Literary Euphoria Disguised as a Bookstore

I found The Shipping News by E. Annie Proulx (Pulitzer winner 1994) at the Book Trader in Minneapolis.  My husband had spied the store as we were driving to a friend’s house (I don’t know how I missed it!), and bless his heart, he turned around and escorted me into literary euphoria.  I was greeted by that old, musty, used book smell that I’ve grown to love.  The aisles were more narrow than a clogged artery and the book shelves were overworked like the lungs of a smoker turned marathoner.  I floated from room to room, not quite sure where to begin.

One aisle had a three foot tall stack of books about three feet deep.  You couldn’t even get to the books in the back, on the shelves or otherwise.  I walked past this aisle several times.  It was like looking into the proverbial white light and not being ready to go.  I asked for assistance in finding the books on my short list and wouldn’t you know it, they were all down the aisle I was avoiding.  The clerk said, “All the gems are in this pile, but nobody wants to go through it.”
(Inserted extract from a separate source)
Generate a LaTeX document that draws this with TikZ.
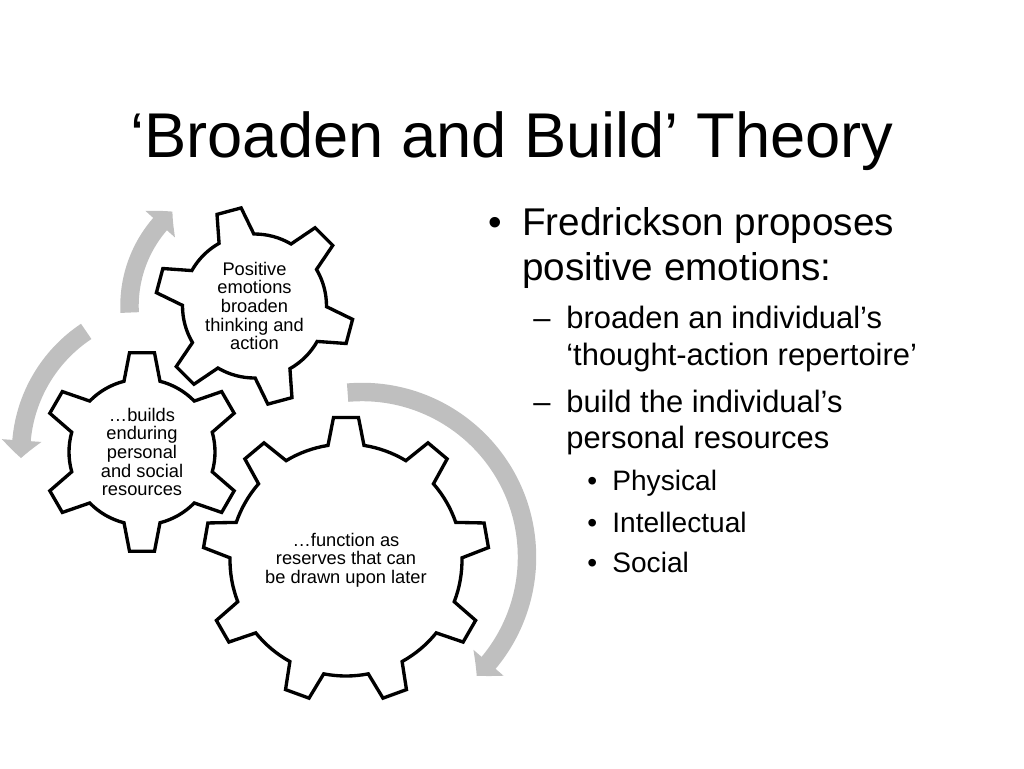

Since I am not ‘nobody,’ I go bobbing for Pulitzer Prize winning fiction.  I have hit the mother load of used, history-making novels and just when I think I am completely through the white light to the other side, I hear my husband ask if I’m ready to go.  I turn to him with a stack of books in my arms – a distraught look on my face – and ask for a few more minutes to pick my winner and say fare-thee-well to the rest.  And like any near death experience, I knew one thing for sure.  I would definitely come back here!